Applications Gelfand-Naimark-Segal Theorem. I'm reading the book An Introduction to Operator Algebras (By Kehe Zhu). but do not know how to do the following exercise:
Let $A$ be the commutative C*-algebra $C(\partial D)$. For any $z\in \partial D$ let $\varphi_z$ be the point-evaluation on $z$. Show that $H_{\varphi_z}$ is one-dimensional. Show that there exists a countable subset $S'$ of $S(A)$ such that $$\Phi:A\rightarrow B\left(\bigoplus_{\varphi\in S'} H_\varphi\right)$$
as constructed in the proof of theorem 14.4 (Gelfand-Naimark-Segal Theorem) is a C*-isomorphism.

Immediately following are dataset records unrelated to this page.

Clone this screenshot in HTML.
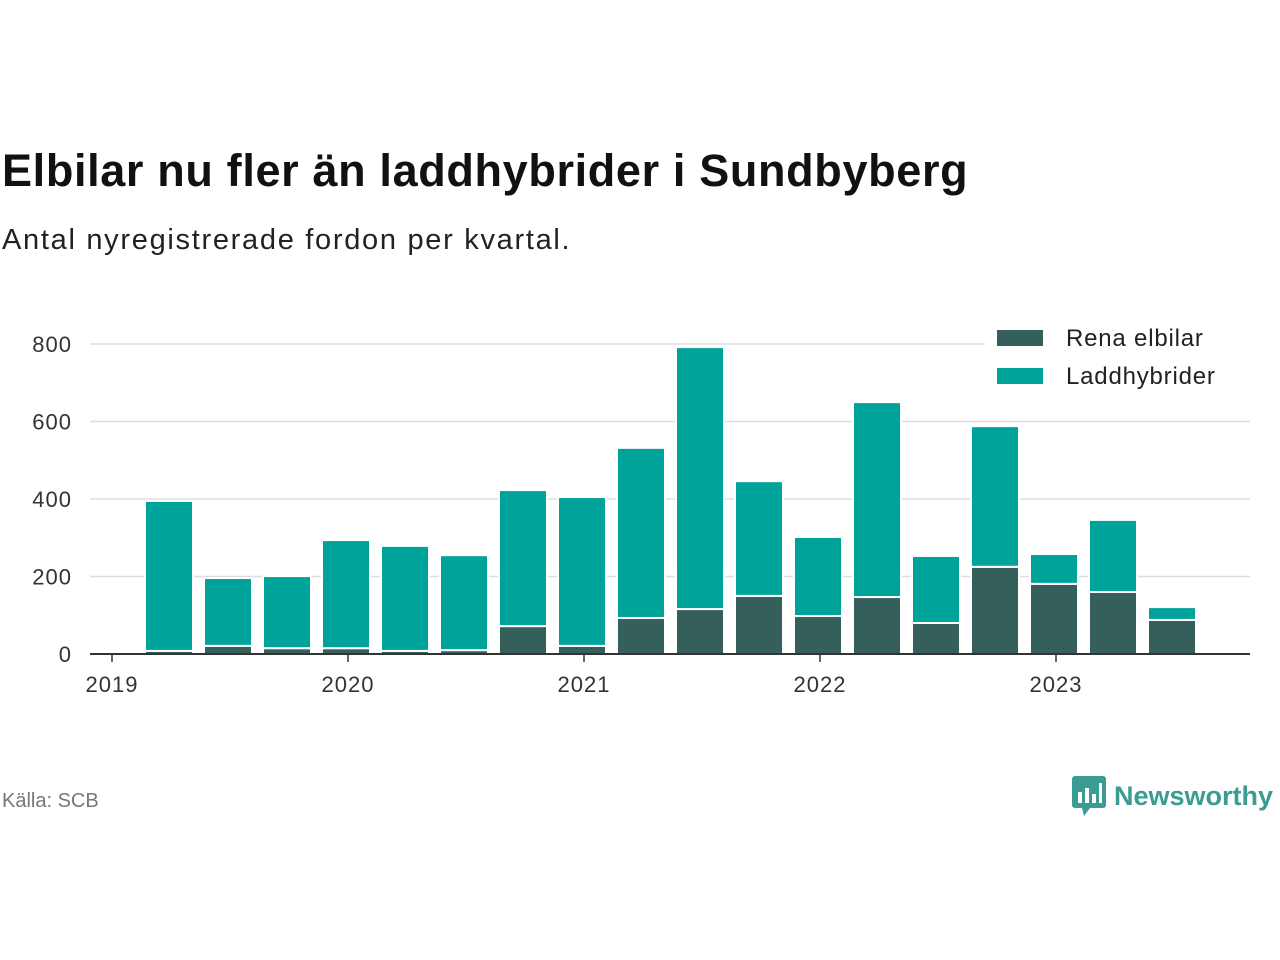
<!DOCTYPE html>
<html><head><meta charset="utf-8"><style>
body{margin:0;width:1280px;height:960px;background:#fff;font-family:"Liberation Sans",sans-serif;position:relative;overflow:hidden}
#title{position:absolute;left:2px;top:145px;font-size:45px;letter-spacing:0.65px;font-weight:bold;color:#111;white-space:nowrap}
#sub{position:absolute;left:2px;top:224px;font-size:29px;letter-spacing:1.7px;color:#222;white-space:nowrap}
#src{position:absolute;left:2px;top:790px;font-size:20px;color:#777}
#logo{position:absolute;left:1072px;top:776px;display:flex;align-items:center;gap:8px;color:#3a9c93;font-size:27px;font-weight:bold}
</style></head><body>
<div id="title">Elbilar nu fler än laddhybrider i Sundbyberg</div>
<div id="sub">Antal nyregistrerade fordon per kvartal.</div>
<svg id="chart" width="1280" height="960" style="position:absolute;left:0;top:0"></svg>
<div id="src">Källa: SCB</div>
<div id="logo"><svg width="34" height="40" viewBox="0 0 34 40"><rect x="0" y="0" width="34" height="32" rx="3" fill="#3a9c93"/><polygon points="10,32 18,32 12,40" fill="#3a9c93"/><rect x="6" y="16" width="4" height="11" fill="#fff"/><rect x="13" y="12" width="4" height="15" fill="#fff"/><rect x="20" y="18" width="4" height="9" fill="#fff"/><rect x="27" y="7" width="3" height="20" fill="#fff"/></svg><span>Newsworthy</span></div>
<script>
const elbilar=[8,21,15,15,8,10,72,21,93,116,150,98,147,80,225,181,160,88];
const totals=[395,196,201,294,279,255,423,405,532,792,446,302,650,253,588,258,346,121];
const laddhybrider=totals.map((t,i)=>t-elbilar[i]);
const yTicks=[0,200,400,600,800];
const years=["2019","2020","2021","2022","2023"];
const NS="http://www.w3.org/2000/svg";
const svg=document.getElementById('chart');
const y=v=>654-v*0.3875;
const x=i=>112+59*(i+1)-2;
const yearX=k=>112+236*k;
function mk(t,a){const e=document.createElementNS(NS,t);for(const k in a)e.setAttribute(k,a[k]);svg.appendChild(e);return e;}
yTicks.forEach(v=>{
 if(v>0){const g=mk('line',{x1:90,x2:1250,y1:y(v),y2:y(v),stroke:'#ddd','stroke-width':1.5});
 
 }
 const t=mk('text',{x:72,y:y(v)+8,'text-anchor':'end','font-size':22,'letter-spacing':1,fill:'#333','font-family':'Liberation Sans, sans-serif'});
 t.textContent=v;
 
 
});
elbilar.forEach((e,i)=>{
 const w=48,cx=x(i);
 const r1=mk('rect',{x:cx-w/2,y:y(e),width:w,height:y(0)-y(e),fill:'#355f5b',stroke:'#fff','stroke-width':2});
 
 
 const l=laddhybrider[i];
 const r2=mk('rect',{x:cx-w/2,y:y(e+l),width:w,height:y(e)-y(e+l),fill:'#00a39a',stroke:'#fff','stroke-width':2});
 
 
});
const ax=mk('line',{x1:90,x2:1250,y1:654,y2:654,stroke:'#333','stroke-width':2});


years.forEach((yr,k)=>{
 const tk=mk('line',{x1:yearX(k),x2:yearX(k),y1:654,y2:662,stroke:'#333','stroke-width':1.5});
 
 
 const t=mk('text',{x:yearX(k),y:692,'text-anchor':'middle','font-size':22,'letter-spacing':1,fill:'#333','font-family':'Liberation Sans, sans-serif'});
 t.textContent=yr;
 
 
});
const bg=mk('rect',{x:985,y:318,width:265,height:80,fill:'#fff'});


[["Rena elbilar","#355f5b",330],["Laddhybrider","#00a39a",368]].forEach(([n,c,yy])=>{
 const s=mk('rect',{x:997,y:yy,width:46,height:16,fill:c});
 
 
 const t=mk('text',{x:1066,y:yy+16,'font-size':24,'letter-spacing':0.8,fill:'#222','font-family':'Liberation Sans, sans-serif'});
 t.textContent=n;
 
 
});
</script>
</body></html>
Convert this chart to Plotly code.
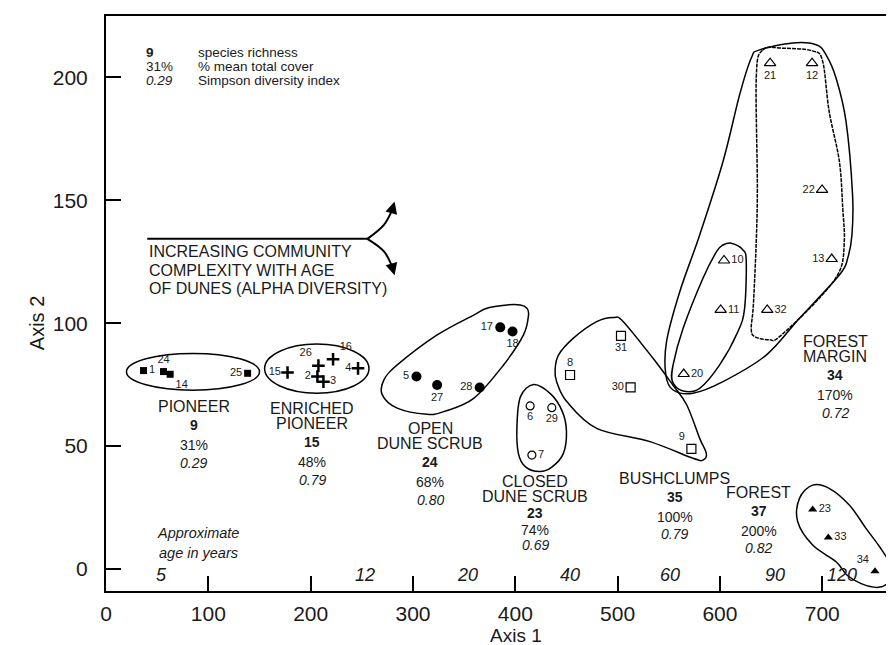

 A: To do GNS, you take $C(\partial D)$ as  your pre-Hilbert space, with the pre-inner product
$$
\langle f,g\rangle=f(z)\overline{g(z)}.
$$
Then you need to quotient by $$J_z=\{f:\ \varphi_z(f^*f)=0\}
=\{f:\ |f(z)|^2=0\}=\{f: \ f(z)=0\}.
$$
So we need to see that the quotient $C(\partial D)/J_z$ is one-dimensional. Now, $f-g\in J_z$ if and only if $g(z)=f(z)$, so the class of $f$ is determined by the value $f(z)$. That is, 
$$
C(\partial D)/J_z=\mathbb C+J_z,
$$
and it is one-dimensional. Then its closure $H_{\varphi_z}$ will also be one-dimensional. 
For the second part I will assume that $\partial D$ is the unit circle (if that's the case, $\mathbb T$ is a much more common notation). Let $S\subset\partial D$ be a dense subset. For each $s\in S$, consider the state $\varphi_s(f)=f(s)$. If we now consider the map $\Phi$
\begin{align}
C(\partial D)&\longrightarrow B\left(\bigoplus_{s\in S}\mathbb C\right)=B\left(\bigoplus_{s\in S}H_{\varphi_s}\right)\\
f&\longmapsto \ \ \ \ \ M_f
\end{align}
where $M_f[g_s]_{s\in S}=[f(s)g_s]_{s\in S}$. 
This is clearly a $*$-homomorphism, and if $M_f=0$, then $f(s)=0$ for all $s\in S$ (by taking $g$ to be $1$ at $s$ and zero elsewhere), and so  $f=0$ by continuity; thus $\Phi$ is a monomorphism. This map is not necessarily onto, but I think the book here is using "C$^*$-isomorphism" as a name for a $*$-monomorphism.  
The set $S'$ is of course the set $S'=\{\varphi_s:\ s\in S\}$.